**Goal:** Leave the pictures out, and retype all of the material exactly as written.

**Data extract:**
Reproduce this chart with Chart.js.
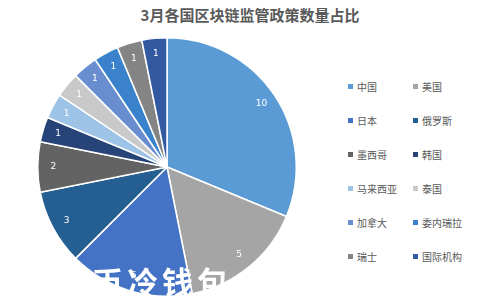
<!DOCTYPE html>
<html>
<head>
<meta charset="utf-8">
<script src="https://cdn.jsdelivr.net/npm/chart.js@4"></script>
<style>
  body { margin: 0; background: #fff; }
  #wrap { position: relative; width: 500px; height: 300px; overflow: hidden; font-family: "Noto Sans CJK SC", sans-serif; }
  #title { position: absolute; left: 0; top: 4px; width: 500px; text-align: center; font-size: 15px; font-weight: bold; color: #595959; }
  #box { position: absolute; left: 0; top: 0; width: 334px; height: 300px; }
  #legend { position: absolute; left: 348px; top: 80px; }
  .item { position: absolute; font-size: 10px; color: #595959; white-space: nowrap; line-height: 14px; }
  .item span { display: inline-block; width: 5px; height: 5px; margin-right: 4px; vertical-align: 2px; }
  #wm { position: absolute; left: 92px; top: 258px; font-size: 31px; font-weight: bold; color: #fff; letter-spacing: 4px; font-family: "Noto Sans CJK SC", serif; }
</style>
</head>
<body>
<div id="wrap">
  <div id="title">3月各国区块链监管政策数量占比</div>
  <div id="box"><canvas id="myChart"></canvas></div>
  <div id="legend"></div>
  <div id="wm">币冷钱包</div>
</div>
<script>
labels = ['中国','美国','日本','俄罗斯','墨西哥','韩国','马来西亚','泰国','加拿大','委内瑞拉','瑞士','国际机构']
values = [10, 5, 5, 3, 2, 1, 1, 1, 1, 1, 1, 1]
colors = ['#5B9BD5','#A5A5A5','#4472C4','#255E91','#636363','#264478','#9DC3E6','#C9C9C9','#698ED0','#3A83CC','#848484','#335AA1']

// legend, two columns row by row
legend = document.getElementById('legend')
labels.forEach((l, i) => {
    var d = document.createElement('div')
    d.className = 'item'
    d.style.left = (i % 2) * 65 + 'px'
    d.style.top = Math.floor(i / 2) * 34 + 'px'
    d.innerHTML = '<span style="background:' + colors[i] + '"></span>' + l
    legend.appendChild(d)
})

valueLabels = {
    id: 'valueLabels',
    afterDatasetsDraw(chart) {
        var ctx = chart.ctx
        var meta = chart.getDatasetMeta(0)
        ctx.save()
        ctx.fillStyle = '#fff'
        ctx.font = '9px "DejaVu Sans", sans-serif'
        ctx.textAlign = 'center'
        ctx.textBaseline = 'middle'
        meta.data.forEach((arc, i) => {
            var p = arc.getProps(['x','y','startAngle','endAngle','outerRadius'], true)
            var a = (p.startAngle + p.endAngle) / 2
            var r = p.outerRadius * 0.88
            ctx.fillText(values[i], p.x + Math.cos(a) * r, p.y + Math.sin(a) * r)
        })
        ctx.restore()
    }
}

ctx = document.getElementById('myChart').getContext('2d')
new Chart(ctx, {
    type: 'pie',
    data: {
        labels: labels,
        datasets: [{
            data: values,
            backgroundColor: colors,
            borderColor: '#fff',
            borderWidth: 1.5
        }]
    },
    options: {
        responsive: true,
        maintainAspectRatio: false,
        animation: false,
        layout: { padding: { top: 37, bottom: 3 } },
        plugins: {
            legend: { display: false },
            tooltip: { enabled: false }
        }
    },
    plugins: [valueLabels]
})
</script>
</body>
</html>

**Solution:**
Reproduce this chart with Chart.js.
<!DOCTYPE html>
<html>
<head>
<meta charset="utf-8">
<script src="https://cdn.jsdelivr.net/npm/chart.js@4"></script>
<style>
  body { margin: 0; background: #fff; }
  #wrap { position: relative; width: 500px; height: 300px; overflow: hidden; font-family: "Noto Sans CJK SC", sans-serif; }
  #title { position: absolute; left: 0; top: 4px; width: 500px; text-align: center; font-size: 15px; font-weight: bold; color: #595959; }
  #box { position: absolute; left: 0; top: 0; width: 334px; height: 300px; }
  #legend { position: absolute; left: 348px; top: 80px; }
  .item { position: absolute; font-size: 10px; color: #595959; white-space: nowrap; line-height: 14px; }
  .item span { display: inline-block; width: 5px; height: 5px; margin-right: 4px; vertical-align: 2px; }
  #wm { position: absolute; left: 92px; top: 258px; font-size: 31px; font-weight: bold; color: #fff; letter-spacing: 4px; font-family: "Noto Sans CJK SC", serif; }
</style>
</head>
<body>
<div id="wrap">
  <div id="title">3月各国区块链监管政策数量占比</div>
  <div id="box"><canvas id="myChart"></canvas></div>
  <div id="legend"></div>
  <div id="wm">币冷钱包</div>
</div>
<script>
labels = ['中国','美国','日本','俄罗斯','墨西哥','韩国','马来西亚','泰国','加拿大','委内瑞拉','瑞士','国际机构']
values = [10, 5, 5, 3, 2, 1, 1, 1, 1, 1, 1, 1]
colors = ['#5B9BD5','#A5A5A5','#4472C4','#255E91','#636363','#264478','#9DC3E6','#C9C9C9','#698ED0','#3A83CC','#848484','#335AA1']

// legend, two columns row by row
legend = document.getElementById('legend')
labels.forEach((l, i) => {
    var d = document.createElement('div')
    d.className = 'item'
    d.style.left = (i % 2) * 65 + 'px'
    d.style.top = Math.floor(i / 2) * 34 + 'px'
    d.innerHTML = '<span style="background:' + colors[i] + '"></span>' + l
    legend.appendChild(d)
})

valueLabels = {
    id: 'valueLabels',
    afterDatasetsDraw(chart) {
        var ctx = chart.ctx
        var meta = chart.getDatasetMeta(0)
        ctx.save()
        ctx.fillStyle = '#fff'
        ctx.font = '9px "DejaVu Sans", sans-serif'
        ctx.textAlign = 'center'
        ctx.textBaseline = 'middle'
        meta.data.forEach((arc, i) => {
            var p = arc.getProps(['x','y','startAngle','endAngle','outerRadius'], true)
            var a = (p.startAngle + p.endAngle) / 2
            var r = p.outerRadius * 0.88
            ctx.fillText(values[i], p.x + Math.cos(a) * r, p.y + Math.sin(a) * r)
        })
        ctx.restore()
    }
}

ctx = document.getElementById('myChart').getContext('2d')
new Chart(ctx, {
    type: 'pie',
    data: {
        labels: labels,
        datasets: [{
            data: values,
            backgroundColor: colors,
            borderColor: '#fff',
            borderWidth: 1.5
        }]
    },
    options: {
        responsive: true,
        maintainAspectRatio: false,
        animation: false,
        layout: { padding: { top: 37, bottom: 3 } },
        plugins: {
            legend: { display: false },
            tooltip: { enabled: false }
        }
    },
    plugins: [valueLabels]
})
</script>
</body>
</html>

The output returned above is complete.